▶ _Dataset extract_
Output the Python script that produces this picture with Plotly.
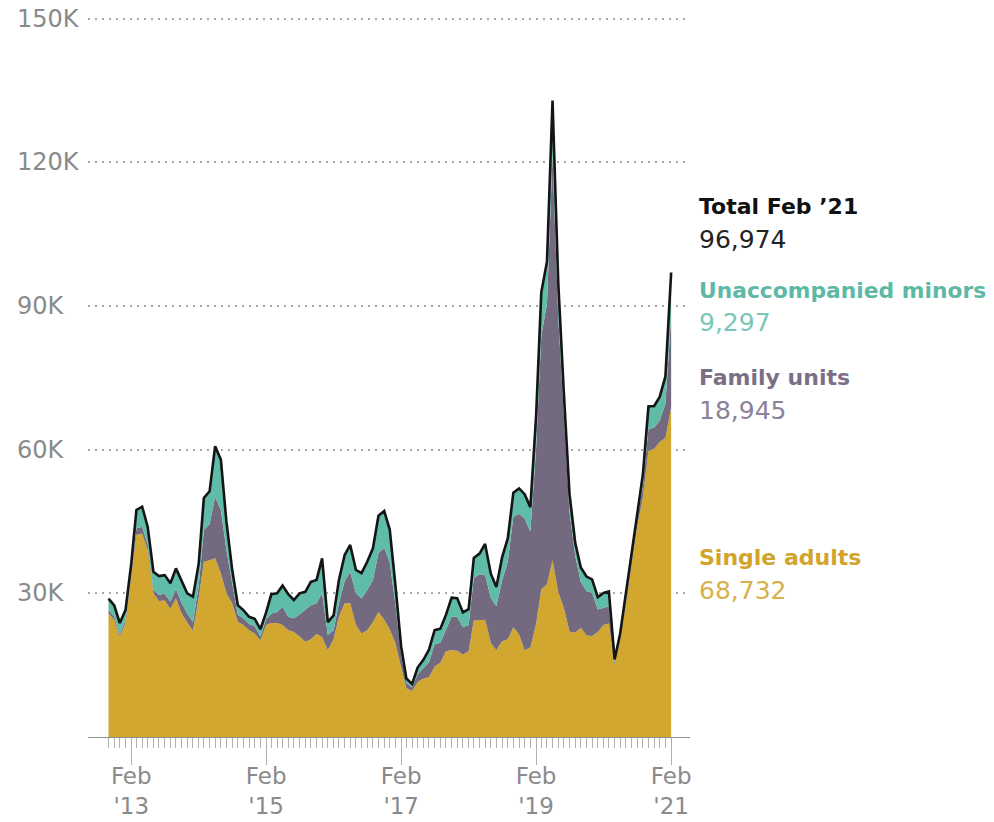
import pandas as pd
import plotly.graph_objects as go

# Monthly Border Patrol apprehensions at the U.S.-Mexico border, Oct 2012 - Feb 2021 (thousands)
months = pd.date_range("2012-10-01", periods=101, freq="MS")

single_adults = [
    25.8, 24.5, 20.9, 23.8, 33.5, 42.2, 42.5, 39.0, 30.0, 28.4, 28.5, 26.8,
    28.9, 25.8, 23.9, 22.2, 29.0, 36.6, 36.9, 37.3, 34.2, 30.0, 27.9, 24.0,
    23.4, 22.3, 21.6, 20.2, 23.4, 23.8, 23.8, 23.4, 22.3, 21.9, 21.0, 19.9,
    20.4, 21.5, 20.9, 18.1, 20.4, 25.1, 27.9, 27.9, 23.4, 21.6, 22.3, 24.0,
    26.1, 24.5, 22.5, 19.5, 14.5, 10.2, 9.6, 11.5, 12.2, 12.5, 14.7, 15.5,
    17.9, 18.1, 18.0, 17.2, 17.9, 24.3, 24.4, 24.5, 19.7, 18.1, 20.0, 20.4,
    22.9, 21.4, 18.1, 18.7, 23.6, 30.8, 31.9, 36.9, 30.2, 27.0, 22.0, 21.8,
    22.8, 21.2, 21.1, 21.9, 23.4, 23.7, 15.1, 20.1, 27.7, 35.6, 44.0, 50.0,
    59.7, 60.2, 61.6, 62.5, 68.732,
]
family_units = [
    0.7, 0.6, 0.5, 0.6, 0.7, 1.4, 1.4, 1.2, 0.7, 1.3, 1.4, 1.5,
    2.0, 2.2, 1.9, 1.8, 2.5, 6.6, 7.5, 12.9, 13.2, 9.1, 4.3, 1.5,
    1.4, 1.3, 1.5, 0.8, 1.2, 2.0, 2.3, 3.8, 2.8, 2.9, 4.6, 6.6,
    7.1, 6.4, 9.1, 3.2, 1.9, 2.8, 4.6, 6.6, 6.6, 7.3, 8.4, 8.8,
    12.3, 15.0, 14.0, 8.1, 2.6, 1.1, 0.8, 1.6, 2.1, 3.1, 4.7, 4.2,
    4.5, 7.0, 7.1, 5.7, 5.5, 8.9, 9.6, 9.4, 9.4, 9.2, 12.7, 16.2,
    23.1, 25.2, 27.5, 24.2, 36.5, 53.0, 58.5, 84.5, 57.3, 39.4, 24.9, 16.0,
    9.6, 9.3, 9.0, 4.7, 3.6, 3.6, 0.4, 0.5, 0.7, 1.2, 1.5, 2.2,
    4.6, 4.4, 4.5, 7.1, 18.945,
]
unaccompanied_minors = [
    2.4, 2.4, 2.4, 2.1, 2.0, 3.8, 4.2, 3.7, 3.8, 3.9, 3.9, 3.8,
    4.3, 4.4, 4.2, 5.3, 4.7, 6.7, 6.9, 10.5, 10.5, 5.9, 2.8, 2.0,
    1.7, 1.5, 1.6, 1.5, 1.4, 4.0, 3.9, 4.4, 4.7, 3.8, 4.4, 3.8,
    4.9, 4.9, 7.3, 2.7, 3.1, 4.9, 5.5, 5.6, 4.9, 5.3, 5.9, 6.6,
    7.8, 7.7, 6.8, 4.0, 1.7, 0.9, 0.7, 1.4, 1.8, 2.6, 2.9, 2.9,
    3.1, 4.0, 3.9, 3.1, 3.3, 4.2, 4.3, 6.4, 5.0, 4.0, 4.8, 4.9,
    5.0, 5.3, 5.1, 5.1, 6.8, 9.0, 8.9, 11.5, 7.4, 5.6, 3.8, 2.7,
    3.0, 3.0, 2.8, 2.6, 3.1, 3.1, 0.7, 1.0, 1.6, 1.2, 1.8, 2.6,
    4.7, 4.5, 4.9, 5.7, 9.297,
]
total = [a + b + c for a, b, c in zip(single_adults, family_units, unaccompanied_minors)]

y_ticks = [30, 60, 90, 120, 150]
y_tick_labels = ["30K", "60K", "90K", "120K", "150K"]
major_ticks = pd.date_range("2013-02-01", "2021-02-01", freq="12MS")
major_tick_labels = ["Feb<br>'13", "", "Feb<br>'15", "", "Feb<br>'17", "", "Feb<br>'19", "", "Feb<br>'21"]

GOLD = "#D2A730"
PURPLE = "#746A7F"
TEAL = "#5FBCA9"
GRAY = "#8a8a8a"
FONT = "DejaVu Sans"

fig = go.Figure()
for name, vals, col in [
    ("Single adults", single_adults, GOLD),
    ("Family units", family_units, PURPLE),
    ("Unaccompanied minors", unaccompanied_minors, TEAL),
]:
    fig.add_trace(go.Scatter(
        x=months, y=vals, name=name, stackgroup="one", mode="lines",
        line=dict(width=0, color=col), fillcolor=col, hoverinfo="skip",
    ))
fig.add_trace(go.Scatter(
    x=months, y=total, name="Total", mode="lines",
    line=dict(color="#151515", width=2.6), hoverinfo="skip",
))

W, H = 994, 822
L, R, B = 88, 690, 736.6
PX_PER_K = (736.6 - 19) / 150.0
YMAX = 152
T = B - YMAX * PX_PER_K

fig.update_layout(
    width=W, height=H,
    margin=dict(l=L, r=W - R, t=T, b=H - B, pad=0, autoexpand=False),
    paper_bgcolor="white", plot_bgcolor="white",
    showlegend=False,
    font=dict(family=FONT, color=GRAY),
    xaxis=dict(
        type="date", range=["2012-06-12", "2021-05-14"], automargin=False,
        tickmode="array", tickvals=list(major_ticks), ticktext=major_tick_labels,
        ticks="outside", ticklen=27, tickwidth=1, tickcolor="#b0b0b0",
        ticklabelstandoff=-9,
        tickfont=dict(size=23, color=GRAY, family=FONT),
        showline=True, linecolor="#8f8f8f", linewidth=1.2,
        showgrid=False, zeroline=False,
        minor=dict(tickmode="array", tickvals=list(months), ticks="outside",
                   ticklen=10, tickwidth=1, tickcolor="#b0b0b0", showgrid=False),
    ),
    yaxis=dict(
        range=[0, YMAX], tickmode="array", tickvals=y_ticks, automargin=False,
        showticklabels=False, ticks="",
        showgrid=True, gridcolor="#a8a8a8", gridwidth=1.6, griddash="2px,5px",
        zeroline=False, showline=False,
    ),
)

ann = []
for v, t in zip(y_ticks, y_tick_labels):
    ann.append(dict(x=(15 - L) / (R - L), xref="paper", y=v, yref="y",
                    text=t, showarrow=False, xanchor="left", yanchor="middle",
                    font=dict(size=24, color=GRAY, family=FONT)))

ax = (697 - L) / (R - L)
def yv(py):
    return (B - py) / PX_PER_K

labels = [
    ("<b>Total Feb ’21</b>", 207, 22, "#111111"),
    ("96,974", 240, 25, "#222222"),
    ("<b>Unaccompanied minors</b>", 291, 21.8, "#5DB9A5"),
    ("9,297", 323, 25, "#79C7B6"),
    ("<b>Family units</b>", 378, 22, "#7A6F87"),
    ("18,945", 410, 25, "#8C829A"),
    ("<b>Single adults</b>", 557, 22, "#D1A42C"),
    ("68,732", 590, 25, "#D8B04A"),
]
for text, py, size, col in labels:
    ann.append(dict(x=ax, xref="paper", y=yv(py), yref="y", text=text,
                    showarrow=False, xanchor="left", yanchor="middle",
                    font=dict(size=size, color=col, family=FONT)))
fig.update_layout(annotations=ann)

fig.write_html("out.html", config={"displayModeBar": False},
               post_script="document.body.style.margin='0px';")
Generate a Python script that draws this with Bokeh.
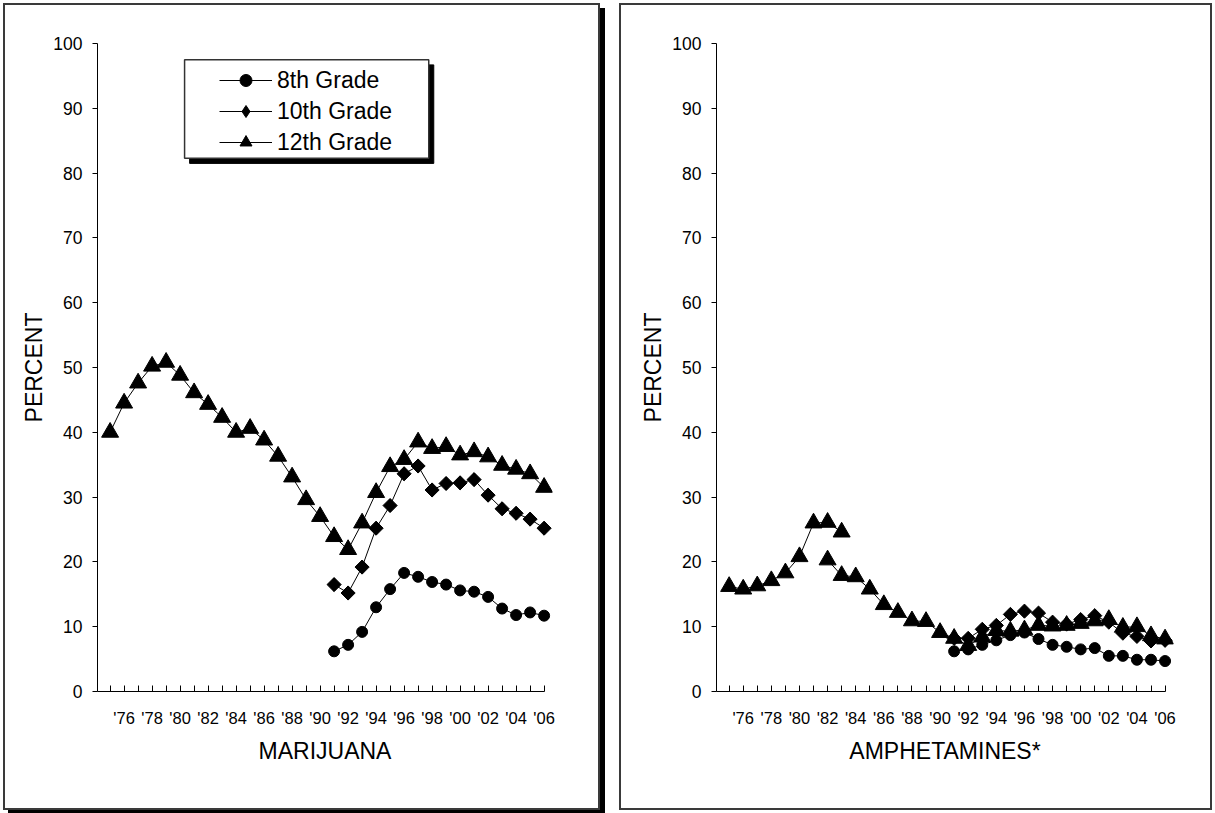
from bokeh.plotting import figure
from bokeh.layouts import row
from bokeh.models import FixedTicker, Range1d, BoxAnnotation, Legend, LegendItem
from bokeh.embed import file_html
from bokeh.resources import INLINE

FONT = "Liberation Sans"

years_all = list(range(1975, 2007))
years_8_10 = list(range(1991, 2007))
y_ticks = [0, 10, 20, 30, 40, 50, 60, 70, 80, 90, 100]
x_tick_labels = {y: ("'%02d" % (y % 100)) if y % 2 == 0 else "" for y in years_all}

# Marijuana (annual prevalence, %)
mj_12 = [40.0, 44.5, 47.6, 50.2, 50.8, 48.8, 46.1, 44.3, 42.3, 40.0, 40.6, 38.8,
         36.3, 33.1, 29.6, 27.0, 23.9, 21.9, 26.0, 30.7, 34.7, 35.8, 38.5, 37.5,
         37.8, 36.5, 37.0, 36.2, 34.9, 34.3, 33.6, 31.5]
mj_10 = [16.5, 15.2, 19.2, 25.2, 28.7, 33.6, 34.8, 31.1, 32.1, 32.2, 32.7, 30.3,
         28.2, 27.5, 26.6, 25.2]
mj_8 = [6.2, 7.2, 9.2, 13.0, 15.8, 18.3, 17.7, 16.9, 16.5, 15.6, 15.4, 14.6,
        12.8, 11.8, 12.2, 11.7]

# Amphetamines (annual prevalence, %)
amp_12_old_years = list(range(1975, 1984))
amp_12_old = [16.2, 15.8, 16.3, 17.1, 18.3, 20.8, 26.0, 26.1, 24.6]
amp_12_new_years = list(range(1982, 2007))
amp_12_new = [20.3, 17.9, 17.7, 15.8, 13.4, 12.2, 10.9, 10.8, 9.1, 8.2, 7.1, 8.4,
              9.4, 9.3, 9.5, 10.2, 10.1, 10.2, 10.5, 10.9, 11.1, 9.9, 10.0, 8.6, 8.1]
amp_10 = [8.2, 8.2, 9.6, 10.2, 11.9, 12.4, 12.1, 10.7, 10.4, 11.1, 11.7, 10.7,
          9.0, 8.5, 7.8, 7.9]
amp_8 = [6.2, 6.5, 7.2, 7.9, 8.7, 9.1, 8.1, 7.2, 6.9, 6.5, 6.7, 5.5, 5.5, 4.9,
         4.9, 4.7]

X0, X1 = 1974.1, 2006.6
ROT = 0.785398


def make_panel(width, height, fl, ft, fw, fh, title):
    p = figure(width=width, height=height, output_backend="svg", toolbar_location=None,
               x_range=Range1d(X0, X1), y_range=Range1d(0, 100),
               min_border_left=fl, min_border_top=ft,
               min_border_right=width - fl - fw, min_border_bottom=height - ft - fh)
    p.outline_line_color = None
    p.xgrid.visible = False
    p.ygrid.visible = False
    p.background_fill_color = "white"
    p.border_fill_color = "white"

    xa = p.xaxis[0]
    xa.ticker = FixedTicker(ticks=years_all)
    xa.major_label_overrides = x_tick_labels
    xa.bounds = (X0, 2006)
    xa.major_tick_in = 6
    xa.major_tick_out = 0
    xa.minor_tick_line_color = None
    xa.axis_line_color = "black"
    xa.major_tick_line_color = "black"
    xa.major_label_text_font = FONT
    xa.major_label_text_font_size = "16.5px"
    xa.major_label_text_color = "black"
    xa.major_label_standoff = 17
    xa.axis_label = title
    xa.axis_label_text_font = FONT
    xa.axis_label_text_font_size = "23px"
    xa.axis_label_text_font_style = "normal"
    xa.axis_label_text_color = "black"
    xa.axis_label_standoff = 8

    ya = p.yaxis[0]
    ya.ticker = FixedTicker(ticks=y_ticks)
    ya.major_tick_in = 0
    ya.major_tick_out = 5
    ya.minor_tick_line_color = None
    ya.axis_line_color = "black"
    ya.major_tick_line_color = "black"
    ya.major_label_text_font = FONT
    ya.major_label_text_font_size = "17.5px"
    ya.major_label_text_color = "black"
    ya.major_label_standoff = 10
    ya.axis_label = "PERCENT"
    ya.axis_label_text_font = FONT
    ya.axis_label_text_font_size = "23px"
    ya.axis_label_text_font_style = "normal"
    ya.axis_label_text_color = "black"
    ya.axis_label_standoff = 3
    return p


def series(p, xs, ys, marker, size, angle=0.0):
    ln = p.line(xs, ys, line_color="black", line_width=1)
    sc = p.scatter(xs, ys, marker=marker, size=size, angle=angle,
                   fill_color="black", line_color="black")
    return ln, sc


# ---- left panel: marijuana
p1 = make_panel(593, 803, 92, 38, 451, 644, "MARIJUANA")
l12 = series(p1, years_all, mj_12, "triangle", 17)
# diamond marker kept under the rotated squares; it supplies the legend symbol
d10 = p1.scatter(years_8_10, mj_10, marker="diamond", size=13,
                 fill_color="black", line_color="black")
l10 = series(p1, years_8_10, mj_10, "square", 10, angle=ROT)
l8 = series(p1, years_8_10, mj_8, "circle", 11)

shadow = BoxAnnotation(left=1980.68, right=1998.12, bottom=81.5, top=96.7,
                       fill_color="black", fill_alpha=1, line_color="black", line_alpha=1)
box = BoxAnnotation(left=1980.32, right=1997.76, bottom=82.3, top=97.5,
                    fill_color="white", fill_alpha=1, line_color="#333333", line_width=1.5,
                    line_alpha=1)
p1.add_layout(shadow)
p1.add_layout(box)

legend = Legend(items=[LegendItem(label="8th Grade", renderers=list(l8)),
                       LegendItem(label="10th Grade", renderers=[l10[0], d10]),
                       LegendItem(label="12th Grade", renderers=list(l12))],
                location=(122, 534), padding=0, margin=0, spacing=1,
                glyph_height=30, glyph_width=53, label_height=30, label_standoff=5,
                label_text_font=FONT, label_text_font_size="23px",
                label_text_color="black",
                background_fill_alpha=0, border_line_alpha=0)
p1.add_layout(legend)

# ---- right panel: amphetamines
p2 = make_panel(589, 803, 95, 38, 453, 645, "AMPHETAMINES*")
series(p2, amp_12_old_years, amp_12_old, "triangle", 17)
series(p2, amp_12_new_years, amp_12_new, "triangle", 17)
series(p2, years_8_10, amp_10, "square", 10, angle=ROT)
series(p2, years_8_10, amp_8, "circle", 11)

p1.styles = {"box-sizing": "content-box", "border": "2px solid #3a3a3a",
             "box-shadow": "5px 5px 0 0 #000000"}
p2.styles = {"box-sizing": "content-box", "border": "2px solid #3a3a3a"}

layout = row(p1, p2, spacing=19)
layout.styles = {"margin": "3px 0px 0px 3px"}

open("out.html", "w").write(file_html(layout, INLINE))
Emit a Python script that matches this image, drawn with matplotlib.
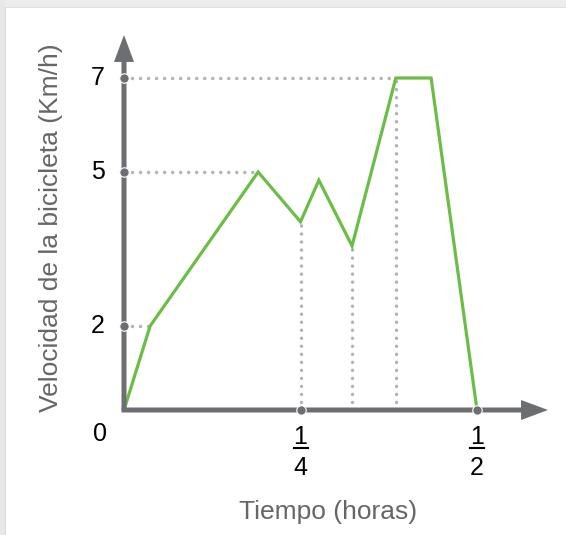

▶ _Short exercise_
Tally how many lines of the records hold the word "Python". Answer with the number only.

▶ _Problem solution_
3